Hi everyone!
Pointless Background
I’ve been using JOGL for the past several months and just love it. I’ve just started a new project where I’m building some custom hardware that will be USB (HID) compatible that I want to use to control interaction in my application.
This is the first time I’ve attempted to build custom hardware/drivers/etc so please forgive me if I’m asking the obvious here. There’s a venerable RAINFOREST of USB documentation that I’ve been trying to wade through and make sense of. I’m still very much in the research and design stage as far as software goes and want to make sure that I understand all of the options available to me before I waste several weeks (months?) writing a driver.
Start Reading Here
My question for you guys: does the Collection/Axis structure of a device directly correspond to the HID descriptor for a device?

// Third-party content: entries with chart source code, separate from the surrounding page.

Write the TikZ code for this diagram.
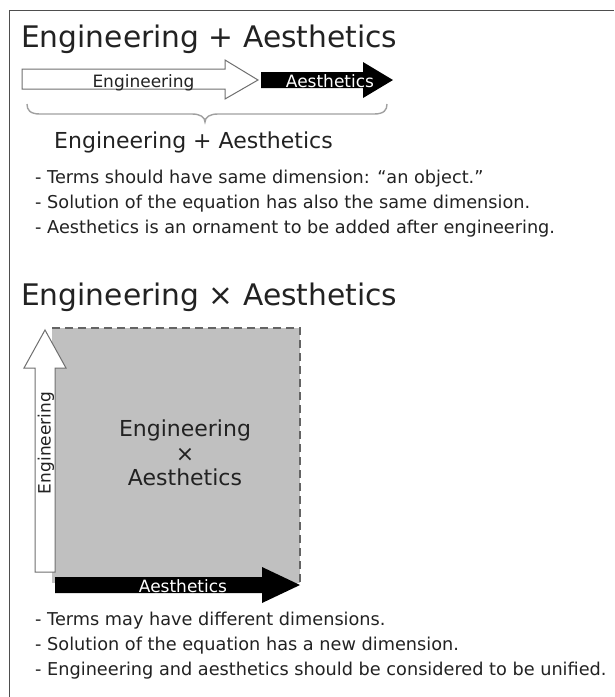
\documentclass[tikz,border=0pt]{standalone}
\usepackage{fontspec}
\setmainfont{DejaVu Sans}
\definecolor{ink}{HTML}{222222}
\definecolor{sqgray}{HTML}{C0C0C0}
\definecolor{bracegray}{HTML}{A0A0A0}
\tikzset{
  frameline/.style={draw=ink!80, line width=1.4pt},
  title/.style={inner sep=0pt, anchor=base west, text=ink, font=\fontsize{29.7}{32}\selectfont},
  subtitle/.style={inner sep=0pt, text=ink, font=\fontsize{22}{24.5}\selectfont},
  bullet/.style={inner sep=0pt, anchor=base west, text=ink, font=\fontsize{17.7}{20}\selectfont},
  lbl/.style={inner sep=0pt, font=\fontsize{17}{19}\selectfont},
  whitearrow/.style={draw=ink!65, fill=white, line width=1pt, line join=miter},
  blackarrow/.style={fill=black},
  bracestyle/.style={draw=bracegray, line width=1.4pt},
  sqbox/.style={fill=sqgray},
  sqborder/.style={draw=ink!70, line width=1.5pt, dash pattern=on 8pt off 5pt}
}
\begin{document}
\begin{tikzpicture}[x=1pt,y=-1pt]
\useasboundingbox (0,0) rectangle (614,697);
\fill[white] (0,0) rectangle (614,697);
\draw[frameline] (9.5,697) -- (9.5,10.5) -- (614,10.5);

% ---- top section
\node[title] (t1) at (21,47) {Engineering + Aesthetics};

\draw[whitearrow] (22,69) -- (225,69) -- (225,60) -- (258,80) -- (225,99) -- (225,89) -- (22,89) -- cycle;
\fill[blackarrow] (261,72) -- (363,72) -- (363,62) -- (393,80) -- (363,98) -- (363,88) -- (261,88) -- cycle;
\node[lbl, anchor=base, text=ink] (e1) at (143.5,87) {Engineering};
\node[lbl, anchor=base, text=white] (a1) at (330,87) {Aesthetics};

\draw[bracestyle] (27,104) .. controls (27,110) and (30,114) .. (40,114) -- (192,114)
  .. controls (200,114) and (205,117) .. (205,122)
  .. controls (205,117) and (210,114) .. (218,114) -- (374,114)
  .. controls (384,114) and (387,110) .. (387,104);

\node[subtitle, anchor=base west] (s1) at (54,148) {Engineering + Aesthetics};

\node[bullet] (b1) at (35,183) {- Terms should have same dimension: “an object.”};
\node[bullet] (b2) at (35,208) {- Solution of the equation has also the same dimension.};
\node[bullet] (b3) at (35,233) {- Aesthetics is an ornament to be added after engineering.};

% ---- bottom section
\node[title] (t2) at (21,305) {Engineering × Aesthetics};

\fill[sqbox] (52,328) rectangle (300,583);
\draw[sqborder] (52,328) -- (300,328) -- (300,583);

\draw[whitearrow] (35,572) -- (35,368) -- (24,368) -- (45,330) -- (66,368) -- (55,368) -- (55,572) -- cycle;
\node[lbl, rotate=90, text=ink] (e2) at (46,443) {Engineering};

\fill[blackarrow] (55,577) -- (262,577) -- (262,567) -- (300,585) -- (262,603) -- (262,593) -- (55,593) -- cycle;
\node[lbl, text=white] (a2) at (183,586) {Aesthetics};

\node[subtitle, align=center] (c) at (185,453) {Engineering\\×\\Aesthetics};

\node[bullet] (d1) at (35,625) {- Terms may have different dimensions.};
\node[bullet] (d2) at (35,650) {- Solution of the equation has a new dimension.};
\node[bullet] (d3) at (35,675) {- Engineering and aesthetics should be considered to be unified.};
\end{tikzpicture}
\end{document}
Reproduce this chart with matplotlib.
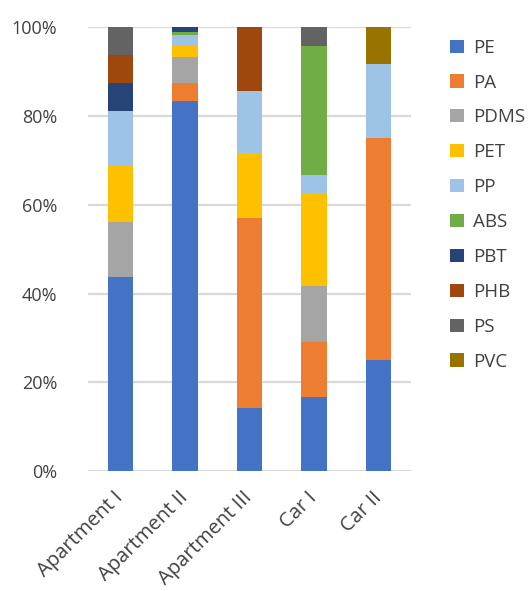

For example, I wrote a quick recursive app that prints out the structure of my Microsoft USB Optical mouse. I found the following:
Controller: Mouse Mouse Axises [0] Controller: Mouse Mouse ball Axises [3] X-axis (x) Y-axis (y) Wheel (slider) Controller: Mouse Mouse buttons Axises [3] Button 0 (left) Button 1 (right) Button 2 (middle)
And the typical mouse HID (abbreviated) looks like this:
Usage_Page(Generic Desktop) Usage (Mouse) Collection(Application) Usage(Pointer) Collection(Physical) Usage_Page(Button) // then button 1, 2, 3 ... Usage_Page(Generic Desktop) // then x, y ... End Collection End Collection
So, let’s say that I added another Usage_Page under the “Physical Collection” that reported arbitrary values A, B, and C, would I see those as another Controller with three Axes (A, B, C) under the high level mouse controller?
Translation:
Controller: Mouse Mouse Axises [0] Controller: Mouse Mouse ball Axises [3] X-axis (x) Y-axis (y) Wheel (slider) Controller: Mouse Mouse buttons Axises [3] Button 0 (left) Button 1 (right) Button 2 (middle) Controller: Mouse Arbitrary values Axises [3] A (A) B (B) C (C)
Hope this isn’t too basic… just want to make sure that I understand what JInput is doing. If it will recognize my new device as I’ve specified above (or close to it if I got the controller/axis heirarchy wrong) then that means I just need to worry about the embedded software and don’t need to write a host driver… I can just import JInput into my application and keep coding!
Thanks for your help… you guys are doing great work.